Rizeli olduğumuz için ikamet ettiğimiz Beyoğlu/Kasımpaşa’da Rizelilerden oluşan bir çevremiz vardı. Ne var ki benim Süleymaniye Camii İmam-Hatipliği dönemimde vaktim daha çok Süleymaniye’de geçti. 12 yıl Malatyalılarla yakın temaslarım oldu. Çünkü onların bir kısmı Cuma cemaati idiyse de bir kısmı da beş vakitçiydi. Malatyalılara, Adıyamanlıları hatta Vanlıları da katabiliriz. Onlardan da cemaatimiz vardı. Genelde Doğulularla özelde Malatyalılarla kaynaşmamız İslâm’ın bereketiydi. Çünkü ben, Kur’ân çizgisinde dil ve renk farklılığından ibaret olarak gördüğüm ırkçılığa ödün vermezdim, üstelik olması gerektiği üzere de karşıydım. Böyle olunca da severdim ve sevilirdim.

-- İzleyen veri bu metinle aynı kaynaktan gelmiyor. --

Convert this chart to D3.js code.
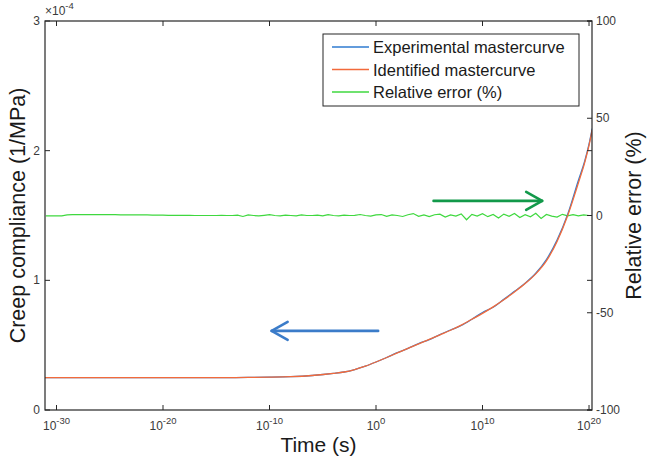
<!DOCTYPE html>
<html>
<head>
<meta charset="utf-8">
<script src="https://cdn.jsdelivr.net/npm/d3@7"></script>
<style>
body { margin: 0; background: #fff; }
svg { font-family: "Liberation Sans", Arial, sans-serif; }
</style>
</head>
<body>
<div id="chart"></div>
<script>
// log10 of time (s) for the compliance curves
var logTimes = [-31.1, -25, -20, -15, -12, -10, -8, -6, -4, -3, -2, -1, 0, 1, 2, 3, 4, 5, 6, 7, 8, 9, 10, 11, 12, 13, 14, 15, 16, 17, 18, 19, 19.6, 20, 20.3];
// identified mastercurve, units of 1e-4 1/MPa
var identified = [0.25, 0.25, 0.25, 0.25, 0.251, 0.253, 0.257, 0.266, 0.282, 0.293, 0.312, 0.338, 0.37, 0.405, 0.44, 0.475, 0.51, 0.545, 0.58, 0.615, 0.655, 0.70, 0.745, 0.795, 0.85, 0.91, 0.975, 1.05, 1.15, 1.30, 1.50, 1.75, 1.91, 2.04, 2.16];
// experimental mastercurve (tiny scatter around the fit)
var experimental = [0.25, 0.25, 0.25, 0.25, 0.251, 0.253, 0.257, 0.266, 0.282, 0.293, 0.312, 0.338, 0.37, 0.405, 0.442, 0.475, 0.512, 0.543, 0.582, 0.617, 0.652, 0.70, 0.752, 0.792, 0.853, 0.915, 0.978, 1.055, 1.16, 1.31, 1.51, 1.77, 1.92, 2.05, 2.17];

// relative error (%) sampled every half decade from 1e-31 to 1e20
var errStart = -31, errStep = 0.5;
var relError = [
  -0.2, -0.2, -0.2, -0.2, 0.3, 0.4, 0.4, 0.4, 0.4, 0.4,
  0.4, 0.4, 0.4, 0.4, 0.3, 0.3, 0.3, 0.3, 0.3, 0.3,
  0.2, 0.2, 0.2, 0.1, 0.1, 0.1, 0.1, 0.1, 0.0, 0.0,
  0.0, 0.0, 0.0, 0.1, 0.0, 0.0, 0.2, -0.5, 0.3, 0.0,
  -0.2, 0.1, 0.4, 0.0, -0.2, 0.2, 0.0, -0.2, 0.3, 0.0,
  0.0, 0.2, -0.2, 0.4, 0.0, -0.2, 0.2, 0.0, 0.1, 0.5,
  0.0, -0.3, 0.3, 0.5, -0.4, 0.3, 0.0, -0.5, 0.4, 1.0,
  -0.4, 0.3, -0.6, 0.4, 0.7, -0.8, 0.3, -0.3, 0.8, -2.2,
  0.6, -0.3, 0.9, -0.6, 0.5, -1.3, 0.7, -0.4, 1.0, -1.0,
  0.4, -0.7, 1.1, -1.5, 0.5, -0.3, -0.8, 0.6, -0.2, 0.4,
  -0.2, 0.3, 0.0
];

var yTicksLeft = [0, 1, 2, 3];
var yTicksRight = [-100, -50, 0, 50, 100];
var xTickExps = [-30, -20, -10, 0, 10, 20];

var legendItems = [
  { label: "Experimental mastercurve", color: "#2f7bd0" },
  { label: "Identified mastercurve", color: "#f26a3b" },
  { label: "Relative error (%)", color: "#3fd83f" }
];

var W = 650, H = 463;
var m = { left: 45, right: 58, top: 21, bottom: 53 };
var iw = W - m.left - m.right, ih = H - m.top - m.bottom;
var axisCol = "#262626", tickCol = "#3a3a3a";

var svg = d3.select("#chart").append("svg").attr("width", W).attr("height", H);
svg.append("defs").append("clipPath").attr("id", "clip")
  .append("rect").attr("width", iw).attr("height", ih);

var g = svg.append("g").attr("transform", "translate(" + m.left + "," + m.top + ")");

var x = d3.scaleLinear().domain([-31.08, 20.28]).range([0, iw]);
var yL = d3.scaleLinear().domain([0, 3]).range([ih, 0]);
var yR = d3.scaleLinear().domain([-100, 100]).range([ih, 0]);

var plot = g.append("g").attr("clip-path", "url(#clip)");

var errData = relError.map(function (v, i) { return [errStart + i * errStep, v]; });

plot.append("path")
  .datum(errData)
  .attr("fill", "none").attr("stroke", legendItems[2].color).attr("stroke-width", 1.2)
  .attr("d", d3.line().x(function (d) { return x(d[0]); }).y(function (d) { return yR(d[1]); }));

var lineL = d3.line().curve(d3.curveMonotoneX)
  .x(function (d) { return x(d[0]); }).y(function (d) { return yL(d[1]); });

plot.append("path")
  .datum(logTimes.map(function (t, i) { return [t, experimental[i]]; }))
  .attr("fill", "none").attr("stroke", legendItems[0].color).attr("stroke-width", 1.3)
  .attr("d", lineL);
plot.append("path")
  .datum(logTimes.map(function (t, i) { return [t, identified[i]]; }))
  .attr("fill", "none").attr("stroke", legendItems[1].color).attr("stroke-width", 1.3)
  .attr("d", lineL);

// arrows
function arrow(x1, x2, yv, col) {
  var dir = x2 > x1 ? 1 : -1;
  var ag = g.append("g").attr("stroke", col).attr("stroke-width", 2.6).attr("fill", "none")
    .attr("stroke-linecap", "round").attr("stroke-linejoin", "round");
  ag.append("line").attr("x1", x1).attr("x2", x2).attr("y1", yv).attr("y2", yv);
  ag.append("path").attr("d", "M" + (x2 - dir * 16) + "," + (yv - 9) + "L" + x2 + "," + yv + "L" + (x2 - dir * 16) + "," + (yv + 9));
}
arrow(x(5.4), x(15.6), yR(7.5), "#12994a");
arrow(x(0.2), x(-9.8), yL(0.61), "#3b7cc9");

// box + axes
g.append("rect").attr("width", iw).attr("height", ih)
  .attr("fill", "none").attr("stroke", axisCol).attr("stroke-width", 1.2);

var fs = 12;
// x ticks (bottom + mirrored top)
xTickExps.forEach(function (e) {
  var xp = x(e);
  g.append("line").attr("x1", xp).attr("x2", xp).attr("y1", ih).attr("y2", ih - 5).attr("stroke", axisCol);
  g.append("line").attr("x1", xp).attr("x2", xp).attr("y1", 0).attr("y2", 5).attr("stroke", axisCol);
  var t = g.append("text").attr("x", xp).attr("y", ih + 20).attr("text-anchor", "middle")
    .attr("font-size", fs).attr("fill", tickCol);
  t.append("tspan").text("10");
  t.append("tspan").attr("dy", -6).attr("font-size", 9.5).text(e);
});

// left ticks (left side + mirrored on right)
yTicksLeft.forEach(function (v) {
  var yp = yL(v);
  g.append("line").attr("x1", 0).attr("x2", 5).attr("y1", yp).attr("y2", yp).attr("stroke", axisCol);
  g.append("line").attr("x1", iw).attr("x2", iw - 5).attr("y1", yp).attr("y2", yp).attr("stroke", axisCol);
  g.append("text").attr("x", -5).attr("y", yp + 4).attr("text-anchor", "end")
    .attr("font-size", fs).attr("fill", tickCol).text(v);
});

// right ticks
yTicksRight.forEach(function (v) {
  var yp = yR(v);
  g.append("line").attr("x1", iw).attr("x2", iw - 5).attr("y1", yp).attr("y2", yp).attr("stroke", axisCol);
  g.append("text").attr("x", iw + 4).attr("y", yp + 4).attr("text-anchor", "start")
    .attr("font-size", fs).attr("fill", tickCol).text(v);
});

// exponent label
var ex = g.append("text").attr("x", 0).attr("y", -6).attr("font-size", fs).attr("fill", tickCol);
ex.append("tspan").text("\u00d710");
ex.append("tspan").attr("dy", -6).attr("font-size", 9.5).text("-4");

// axis titles
svg.append("text").attr("x", m.left + iw / 2).attr("y", 452).attr("text-anchor", "middle")
  .attr("font-size", 21).attr("fill", "#1a1a1a").text("Time (s)");
svg.append("text").attr("transform", "translate(25," + (m.top + ih / 2) + ") rotate(-90)")
  .attr("text-anchor", "middle").attr("font-size", 21.5).attr("fill", "#1a1a1a").text("Creep compliance (1/MPa)");
svg.append("text").attr("transform", "translate(641," + (m.top + ih / 2) + ") rotate(-90)")
  .attr("text-anchor", "middle").attr("font-size", 21.5).attr("fill", "#1a1a1a").text("Relative error (%)");

// legend
var lg = svg.append("g").attr("transform", "translate(323,34)");
lg.append("rect").attr("width", 256).attr("height", 72)
  .attr("fill", "#fff").attr("stroke", axisCol).attr("stroke-width", 1);
legendItems.forEach(function (d, i) {
  var yy = 13 + i * 22.5;
  lg.append("line").attr("x1", 9).attr("x2", 46).attr("y1", yy).attr("y2", yy)
    .attr("stroke", d.color).attr("stroke-width", 1.4);
  lg.append("text").attr("x", 50).attr("y", yy + 6).attr("font-size", 16.5)
    .attr("fill", "#1a1a1a").text(d.label);
});
</script>
</body>
</html>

Malatya’ya Üç Konferans ve İki İmza Günü İçin Gittim
Benim için Malatyalılar ayrıcalıklıydı. Ne zaman davet alsam icabet ederdim. Hatırladığıma göre Malatya’ya üç defa konferansa, biri son dönemde olmak üzere iki defa da imza gününe gittim. Konferanslardan birini, 1989‘dan bir iki yıl önce Birlik Vakfının davetlisi olarak verdim.
Davet eden kişi ve kurumlarını hatırlayamadığım iki konferanstan biri, bir düğün salonundaydı. “İslâm’a Göre İbadet Nedir? konusunu işledik. Konferansın ortalarına doğru, başlarında amirleri olan sivil polisler geldi. Güvenlik için gelmişlerdi. Kulak kabartıp gideceklerdi ama konuşmamıza takıldılar.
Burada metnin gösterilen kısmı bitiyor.